### Solution: General enunciation: ABC is an isosceles triangle and AB = AC. The side BC is extended up to D. Prove that AD>AB.

**Particular enunciation:** Given that, ABC is an isosceles triangle and AB = AC. The side BC is extended up to D. It is required to prove that AD>AB.

**Proof:** In **∆**ABC AB = AC

∴∠ABC = ∠ACB

*Now ∠ACD be an exterior angle of ∆ABC*

∴∠ACD >interior opposite ∠ABC

⟹∠ACD >∠ACB [∵∠ABC = ∠ACB]

Again ∠ACB is the external angle of **∆**ACD.

∴∠ACB>∠ADC

Since ∠ACD >∠ACB and ∠ACB>∠ADC

∴∠ACD >∠ADC

Now In **∆**ACD

∠ACD >∠ADC

⟹AD>AC

⟹AD>AB [AB = AC]

∴ AD>AB **(Proved)**

## Problem: In the **∆**ABC, AB = AC and D is any point on BC. Prove that AB>AD.

**Solution: General equation:** In the **∆**ABC, AB = AC and D is any point on BC. Prove that AB>AD.

**Particular Enunciation:** Given that, in the **∆**ABC, AB = AC and D is any point on BC. It is required to prove that AB>AD.

**Proof:** Given that in **∆**ABC, AB = AC

∴∠ABC = ∠ACB [∵ the angles opposite to equal sides are equal]

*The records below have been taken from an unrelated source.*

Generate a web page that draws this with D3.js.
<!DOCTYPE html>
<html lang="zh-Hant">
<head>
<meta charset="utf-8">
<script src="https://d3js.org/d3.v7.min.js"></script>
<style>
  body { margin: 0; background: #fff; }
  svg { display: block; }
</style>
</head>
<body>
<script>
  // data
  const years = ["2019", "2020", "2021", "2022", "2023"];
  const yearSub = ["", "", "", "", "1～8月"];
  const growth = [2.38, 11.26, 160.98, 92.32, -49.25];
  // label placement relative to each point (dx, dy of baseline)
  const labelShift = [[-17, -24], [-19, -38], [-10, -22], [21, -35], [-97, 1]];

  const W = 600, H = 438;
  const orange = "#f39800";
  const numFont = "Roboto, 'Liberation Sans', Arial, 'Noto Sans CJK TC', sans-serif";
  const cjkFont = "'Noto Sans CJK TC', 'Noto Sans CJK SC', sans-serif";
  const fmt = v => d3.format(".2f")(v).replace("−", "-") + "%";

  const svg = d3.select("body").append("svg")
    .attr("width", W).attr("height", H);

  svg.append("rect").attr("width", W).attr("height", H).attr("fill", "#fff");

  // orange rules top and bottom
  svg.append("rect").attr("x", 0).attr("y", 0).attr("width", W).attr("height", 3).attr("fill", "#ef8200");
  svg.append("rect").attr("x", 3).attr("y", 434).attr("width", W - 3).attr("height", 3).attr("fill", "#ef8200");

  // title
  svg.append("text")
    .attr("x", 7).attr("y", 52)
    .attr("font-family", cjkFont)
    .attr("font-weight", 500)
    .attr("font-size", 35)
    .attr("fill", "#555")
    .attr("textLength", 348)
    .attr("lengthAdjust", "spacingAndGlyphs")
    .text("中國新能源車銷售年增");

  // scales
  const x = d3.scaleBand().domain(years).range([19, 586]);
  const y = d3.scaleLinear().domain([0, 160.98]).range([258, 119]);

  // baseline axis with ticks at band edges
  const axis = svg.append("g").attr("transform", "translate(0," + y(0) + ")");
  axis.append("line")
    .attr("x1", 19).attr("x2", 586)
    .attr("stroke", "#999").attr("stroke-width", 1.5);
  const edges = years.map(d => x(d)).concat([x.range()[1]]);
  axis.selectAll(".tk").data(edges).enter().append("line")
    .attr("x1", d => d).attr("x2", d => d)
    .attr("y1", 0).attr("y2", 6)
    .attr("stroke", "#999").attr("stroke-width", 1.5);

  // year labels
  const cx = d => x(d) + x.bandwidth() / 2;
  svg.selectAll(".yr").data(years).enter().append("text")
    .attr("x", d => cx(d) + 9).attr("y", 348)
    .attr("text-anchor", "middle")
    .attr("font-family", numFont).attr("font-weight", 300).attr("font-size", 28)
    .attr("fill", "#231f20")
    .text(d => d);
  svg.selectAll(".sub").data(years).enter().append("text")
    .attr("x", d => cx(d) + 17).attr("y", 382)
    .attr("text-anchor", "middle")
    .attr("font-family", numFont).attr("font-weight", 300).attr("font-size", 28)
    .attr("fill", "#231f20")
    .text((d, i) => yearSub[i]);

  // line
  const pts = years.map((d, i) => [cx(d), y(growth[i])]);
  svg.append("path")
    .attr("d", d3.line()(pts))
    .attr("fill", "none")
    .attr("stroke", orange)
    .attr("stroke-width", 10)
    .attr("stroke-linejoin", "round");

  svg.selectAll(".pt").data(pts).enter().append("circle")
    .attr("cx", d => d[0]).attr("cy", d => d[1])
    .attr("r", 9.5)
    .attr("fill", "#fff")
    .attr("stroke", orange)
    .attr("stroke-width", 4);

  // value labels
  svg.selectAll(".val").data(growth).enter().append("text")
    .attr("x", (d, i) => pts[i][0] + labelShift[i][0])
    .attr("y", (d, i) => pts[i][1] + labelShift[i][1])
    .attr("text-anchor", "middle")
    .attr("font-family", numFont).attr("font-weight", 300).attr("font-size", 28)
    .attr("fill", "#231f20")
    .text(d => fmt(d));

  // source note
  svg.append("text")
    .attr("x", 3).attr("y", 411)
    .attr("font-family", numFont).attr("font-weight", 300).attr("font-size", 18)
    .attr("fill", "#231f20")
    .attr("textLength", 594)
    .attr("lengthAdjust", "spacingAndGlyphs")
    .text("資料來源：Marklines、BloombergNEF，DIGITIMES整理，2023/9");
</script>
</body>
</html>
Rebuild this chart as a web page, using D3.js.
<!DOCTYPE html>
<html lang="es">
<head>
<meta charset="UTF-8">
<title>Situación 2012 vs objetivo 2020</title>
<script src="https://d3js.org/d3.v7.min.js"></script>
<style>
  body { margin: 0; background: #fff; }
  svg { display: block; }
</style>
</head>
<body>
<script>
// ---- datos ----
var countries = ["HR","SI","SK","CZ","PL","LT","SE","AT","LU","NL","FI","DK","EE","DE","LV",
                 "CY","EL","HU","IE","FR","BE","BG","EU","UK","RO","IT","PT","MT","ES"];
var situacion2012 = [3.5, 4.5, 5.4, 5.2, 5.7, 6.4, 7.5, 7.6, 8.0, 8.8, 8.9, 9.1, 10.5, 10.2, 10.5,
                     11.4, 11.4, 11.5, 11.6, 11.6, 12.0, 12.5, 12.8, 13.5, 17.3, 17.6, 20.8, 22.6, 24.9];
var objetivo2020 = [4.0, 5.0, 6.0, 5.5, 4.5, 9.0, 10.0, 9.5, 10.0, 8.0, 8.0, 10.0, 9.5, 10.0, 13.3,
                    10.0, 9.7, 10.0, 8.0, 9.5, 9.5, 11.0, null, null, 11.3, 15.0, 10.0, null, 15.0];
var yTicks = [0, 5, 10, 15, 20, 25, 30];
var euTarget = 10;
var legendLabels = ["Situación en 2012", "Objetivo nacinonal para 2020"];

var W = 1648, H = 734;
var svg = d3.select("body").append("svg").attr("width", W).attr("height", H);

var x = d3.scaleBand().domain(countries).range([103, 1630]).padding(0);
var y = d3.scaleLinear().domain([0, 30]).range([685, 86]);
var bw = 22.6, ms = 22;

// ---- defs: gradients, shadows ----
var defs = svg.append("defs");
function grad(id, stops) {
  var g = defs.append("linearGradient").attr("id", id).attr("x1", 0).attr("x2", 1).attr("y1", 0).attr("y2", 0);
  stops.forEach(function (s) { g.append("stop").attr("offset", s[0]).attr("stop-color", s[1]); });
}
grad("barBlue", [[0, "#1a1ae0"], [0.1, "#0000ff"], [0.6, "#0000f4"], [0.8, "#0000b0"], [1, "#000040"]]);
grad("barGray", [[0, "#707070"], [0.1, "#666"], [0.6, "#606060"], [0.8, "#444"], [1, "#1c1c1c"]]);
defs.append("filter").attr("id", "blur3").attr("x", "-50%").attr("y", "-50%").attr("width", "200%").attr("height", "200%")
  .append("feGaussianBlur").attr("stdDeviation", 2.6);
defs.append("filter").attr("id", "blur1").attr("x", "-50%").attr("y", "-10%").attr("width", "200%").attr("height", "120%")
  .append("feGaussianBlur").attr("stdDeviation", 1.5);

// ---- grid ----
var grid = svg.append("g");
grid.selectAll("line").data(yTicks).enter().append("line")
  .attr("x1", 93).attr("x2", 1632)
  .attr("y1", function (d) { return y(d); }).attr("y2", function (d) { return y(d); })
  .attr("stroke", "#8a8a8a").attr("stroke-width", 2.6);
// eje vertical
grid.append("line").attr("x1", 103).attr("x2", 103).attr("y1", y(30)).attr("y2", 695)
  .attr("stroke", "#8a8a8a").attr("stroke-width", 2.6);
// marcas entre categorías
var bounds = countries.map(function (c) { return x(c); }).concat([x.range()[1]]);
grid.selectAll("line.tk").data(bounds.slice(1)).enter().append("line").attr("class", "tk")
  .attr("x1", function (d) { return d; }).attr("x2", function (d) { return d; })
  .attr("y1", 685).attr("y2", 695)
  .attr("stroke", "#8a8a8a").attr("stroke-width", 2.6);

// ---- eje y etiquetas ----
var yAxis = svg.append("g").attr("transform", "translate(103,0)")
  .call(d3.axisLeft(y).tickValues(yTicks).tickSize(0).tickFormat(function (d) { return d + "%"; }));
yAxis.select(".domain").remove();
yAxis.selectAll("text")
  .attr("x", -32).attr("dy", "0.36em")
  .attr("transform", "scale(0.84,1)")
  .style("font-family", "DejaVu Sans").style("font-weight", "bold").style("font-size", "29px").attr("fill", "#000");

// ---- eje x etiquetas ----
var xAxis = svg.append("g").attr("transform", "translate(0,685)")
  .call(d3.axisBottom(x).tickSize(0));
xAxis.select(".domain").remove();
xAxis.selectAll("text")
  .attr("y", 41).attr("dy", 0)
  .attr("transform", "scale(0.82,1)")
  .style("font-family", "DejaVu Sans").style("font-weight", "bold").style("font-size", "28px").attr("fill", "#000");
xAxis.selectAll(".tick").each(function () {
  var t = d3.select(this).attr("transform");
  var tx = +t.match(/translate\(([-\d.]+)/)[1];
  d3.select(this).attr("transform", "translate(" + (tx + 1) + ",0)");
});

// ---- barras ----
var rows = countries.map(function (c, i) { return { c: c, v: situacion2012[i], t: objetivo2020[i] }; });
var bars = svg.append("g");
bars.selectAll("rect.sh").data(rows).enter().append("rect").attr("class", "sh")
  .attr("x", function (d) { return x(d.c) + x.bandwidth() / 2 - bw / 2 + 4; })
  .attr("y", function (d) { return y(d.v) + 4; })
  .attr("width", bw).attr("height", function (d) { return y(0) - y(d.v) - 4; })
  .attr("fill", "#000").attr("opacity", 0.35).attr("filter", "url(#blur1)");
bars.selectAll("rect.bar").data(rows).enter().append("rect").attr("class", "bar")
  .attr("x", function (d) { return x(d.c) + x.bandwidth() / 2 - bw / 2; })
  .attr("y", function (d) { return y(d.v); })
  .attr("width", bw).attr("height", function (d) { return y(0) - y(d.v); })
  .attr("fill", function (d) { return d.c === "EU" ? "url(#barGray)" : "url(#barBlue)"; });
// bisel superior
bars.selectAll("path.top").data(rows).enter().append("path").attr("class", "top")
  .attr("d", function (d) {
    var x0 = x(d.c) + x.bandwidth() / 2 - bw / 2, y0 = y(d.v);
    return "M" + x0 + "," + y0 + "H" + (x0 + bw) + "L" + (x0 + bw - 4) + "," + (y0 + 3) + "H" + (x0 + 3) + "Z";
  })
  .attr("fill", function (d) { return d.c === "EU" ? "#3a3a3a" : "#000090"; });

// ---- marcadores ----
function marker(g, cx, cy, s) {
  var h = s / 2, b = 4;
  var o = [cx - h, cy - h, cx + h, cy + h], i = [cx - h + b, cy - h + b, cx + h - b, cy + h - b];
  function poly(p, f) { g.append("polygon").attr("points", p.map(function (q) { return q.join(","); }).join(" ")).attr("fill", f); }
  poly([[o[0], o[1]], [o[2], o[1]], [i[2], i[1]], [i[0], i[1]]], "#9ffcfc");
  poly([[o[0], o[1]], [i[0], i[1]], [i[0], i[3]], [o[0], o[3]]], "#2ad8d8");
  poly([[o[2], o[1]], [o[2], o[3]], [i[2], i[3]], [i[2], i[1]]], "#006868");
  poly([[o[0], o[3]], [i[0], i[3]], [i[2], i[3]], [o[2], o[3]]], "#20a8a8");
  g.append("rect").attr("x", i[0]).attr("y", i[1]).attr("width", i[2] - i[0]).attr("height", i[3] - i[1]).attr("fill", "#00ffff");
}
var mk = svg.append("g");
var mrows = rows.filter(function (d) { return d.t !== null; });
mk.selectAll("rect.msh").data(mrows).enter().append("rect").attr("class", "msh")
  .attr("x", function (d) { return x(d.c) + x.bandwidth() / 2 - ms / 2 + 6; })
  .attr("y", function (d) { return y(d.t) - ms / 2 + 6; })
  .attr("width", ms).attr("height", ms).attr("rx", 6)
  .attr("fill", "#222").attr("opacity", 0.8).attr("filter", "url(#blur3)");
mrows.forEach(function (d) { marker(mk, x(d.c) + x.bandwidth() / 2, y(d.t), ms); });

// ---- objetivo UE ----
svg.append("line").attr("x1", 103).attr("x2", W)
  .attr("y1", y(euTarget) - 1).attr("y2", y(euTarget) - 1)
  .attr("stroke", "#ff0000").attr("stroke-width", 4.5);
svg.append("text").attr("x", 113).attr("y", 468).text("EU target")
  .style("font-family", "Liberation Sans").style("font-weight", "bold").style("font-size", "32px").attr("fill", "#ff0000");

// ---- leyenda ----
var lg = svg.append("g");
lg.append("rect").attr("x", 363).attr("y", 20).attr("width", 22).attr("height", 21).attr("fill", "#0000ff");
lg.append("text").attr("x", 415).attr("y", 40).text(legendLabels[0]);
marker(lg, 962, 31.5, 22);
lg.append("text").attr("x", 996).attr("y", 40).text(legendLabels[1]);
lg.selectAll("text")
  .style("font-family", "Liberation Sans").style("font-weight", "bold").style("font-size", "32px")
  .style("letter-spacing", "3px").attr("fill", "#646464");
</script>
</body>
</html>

Again, ∠ADB is an exterior angle of **∆**ACD

∴∠ADB>interior opposite angle ∠ACD

⟹∠ADB>∠ACB

⟹∠ADB>∠ABC [∵∠ABC = ∠ACB]

⟹∠ADB>∠ABD

*Now in triangle ∆ABD,*

∠ADB>∠ABD [∵ the angles opposite to equal sides are equal]

⟹AB>AD (Proved)

#### Problem: In the **∆**ABC, AB ⊥ AC and D is any point on AC. Prove that BC>BD.

**Solution: General enunciation:** In the **∆**ABC, AB ⊥ AC and D is any point on AC. Prove that BC>BD.

**Particular enunciation:** Given that, in the **∆**ABC, AB ⊥ AC and D is any point on AC. It is required to prove that BC>BD.

**Proof:** Given that, in **∆**ABC, AB ⊥ AC

∠A = 90^{0}

∴ BC be the hypotenuse.

∴ ∠BAC > ∠BAC

Again ∠BDC is an exterior angle of **∆**ABD.

∴∠BDC>interior opposite ∠BAD

⟹∠BDC>∠BAC

⟹∠BDC>∠BCA [∵∠BAC > ∠BAC]

⟹∠BDC>∠BCD

Now, in **∆**BCD

∠BDC>∠BCD

⟹BC>BD [∵ the angles opposite to equal sides are equal]

∴ BC>BD *(Proved)*